_Requirements_
It is required that the lines from the top of the listing through the line with "ax = fig.add_axes([0.084, 0.19, 0.876, 0.649])" be reproduced exactly, excluding pictures.

_Given material_
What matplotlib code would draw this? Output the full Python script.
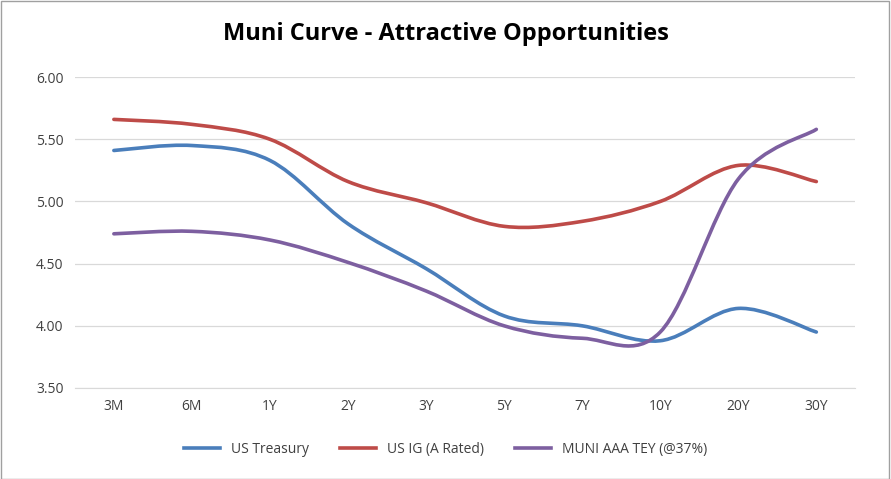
import matplotlib.pyplot as plt
from matplotlib.path import Path
from matplotlib.patches import PathPatch, Rectangle
from matplotlib.lines import Line2D

# data
tenors = ['3M', '6M', '1Y', '2Y', '3Y', '5Y', '7Y', '10Y', '20Y', '30Y']
treasury = [5.41, 5.45, 5.33, 4.82, 4.46, 4.08, 4.00, 3.88, 4.14, 3.95]
us_ig = [5.66, 5.62, 5.50, 5.16, 4.99, 4.80, 4.84, 5.00, 5.29, 5.16]
muni = [4.74, 4.76, 4.69, 4.51, 4.28, 4.00, 3.90, 3.95, 5.18, 5.58]

names = ['US Treasury', 'US IG (A Rated)', 'MUNI AAA TEY (@37%)']
colors = ['#4a7ebb', '#be4b48', '#7d5fa0']

plt.rcParams['font.family'] = ['Open Sans', 'DejaVu Sans']


def smooth_path(xs, ys):
    # Excel style smoothed line: cubic bezier through the points
    verts = [(xs[0], ys[0])]
    codes = [Path.MOVETO]
    n = len(xs)
    for i in range(n - 1):
        x0, y0 = (xs[i - 1], ys[i - 1]) if i > 0 else (xs[i], ys[i])
        x3, y3 = (xs[i + 2], ys[i + 2]) if i + 2 < n else (xs[i + 1], ys[i + 1])
        x1, y1 = xs[i], ys[i]
        x2, y2 = xs[i + 1], ys[i + 1]
        c1 = (x1 + (x2 - x0) / 6, y1 + (y2 - y0) / 6)
        c2 = (x2 - (x3 - x1) / 6, y2 - (y3 - y1) / 6)
        verts += [c1, c2, (x2, y2)]
        codes += [Path.CURVE4] * 3
    return Path(verts, codes)


fig = plt.figure(figsize=(8.91, 4.79), dpi=100)
ax = fig.add_axes([0.084, 0.19, 0.876, 0.649])

xs = list(range(len(tenors)))
for series, c in zip([treasury, us_ig, muni], colors):
    ax.add_patch(PathPatch(smooth_path(xs, series), fill=False,
                           edgecolor=c, lw=2.6, capstyle='round', zorder=3))

ax.set_xlim(-0.5, len(tenors) - 0.5)
ax.set_ylim(3.5, 6.0)
ax.set_yticks([3.5, 4.0, 4.5, 5.0, 5.5, 6.0])
ax.set_yticklabels([f'{v:.2f}' for v in ax.get_yticks()])
ax.set_xticks(xs)
ax.set_xticklabels(tenors)
ax.tick_params(length=0, labelsize=10, colors='#404040', pad=8)
ax.grid(axis='y', color='#d9d9d9', lw=0.9)
for s in ['top', 'right', 'left']:
    ax.spines[s].set_visible(False)
ax.spines['bottom'].set_color('#d9d9d9')

fig.suptitle('Muni Curve - Attractive Opportunities', y=0.955,
             fontsize=17, fontweight='bold', color='black')

handles = [Line2D([], [], color=c, lw=2.6) for c in colors]
fig.legend(handles, names, loc='center', bbox_to_anchor=(0.5, 0.062), ncol=3,
           frameon=False, fontsize=10, handlelength=2.6, columnspacing=2.2,
           labelcolor='#404040')

fig.patches.append(Rectangle((0.001, 0.001), 0.997, 0.997, transform=fig.transFigure,
                             fill=False, edgecolor='#a0a0a0', lw=1))
fig.savefig('out.png', dpi=100)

_Response to the exercise_
What matplotlib code would draw this? Output the full Python script.
import matplotlib.pyplot as plt
from matplotlib.path import Path
from matplotlib.patches import PathPatch, Rectangle
from matplotlib.lines import Line2D

# data
tenors = ['3M', '6M', '1Y', '2Y', '3Y', '5Y', '7Y', '10Y', '20Y', '30Y']
treasury = [5.41, 5.45, 5.33, 4.82, 4.46, 4.08, 4.00, 3.88, 4.14, 3.95]
us_ig = [5.66, 5.62, 5.50, 5.16, 4.99, 4.80, 4.84, 5.00, 5.29, 5.16]
muni = [4.74, 4.76, 4.69, 4.51, 4.28, 4.00, 3.90, 3.95, 5.18, 5.58]

names = ['US Treasury', 'US IG (A Rated)', 'MUNI AAA TEY (@37%)']
colors = ['#4a7ebb', '#be4b48', '#7d5fa0']

plt.rcParams['font.family'] = ['Open Sans', 'DejaVu Sans']


def smooth_path(xs, ys):
    # Excel style smoothed line: cubic bezier through the points
    verts = [(xs[0], ys[0])]
    codes = [Path.MOVETO]
    n = len(xs)
    for i in range(n - 1):
        x0, y0 = (xs[i - 1], ys[i - 1]) if i > 0 else (xs[i], ys[i])
        x3, y3 = (xs[i + 2], ys[i + 2]) if i + 2 < n else (xs[i + 1], ys[i + 1])
        x1, y1 = xs[i], ys[i]
        x2, y2 = xs[i + 1], ys[i + 1]
        c1 = (x1 + (x2 - x0) / 6, y1 + (y2 - y0) / 6)
        c2 = (x2 - (x3 - x1) / 6, y2 - (y3 - y1) / 6)
        verts += [c1, c2, (x2, y2)]
        codes += [Path.CURVE4] * 3
    return Path(verts, codes)


fig = plt.figure(figsize=(8.91, 4.79), dpi=100)
ax = fig.add_axes([0.084, 0.19, 0.876, 0.649])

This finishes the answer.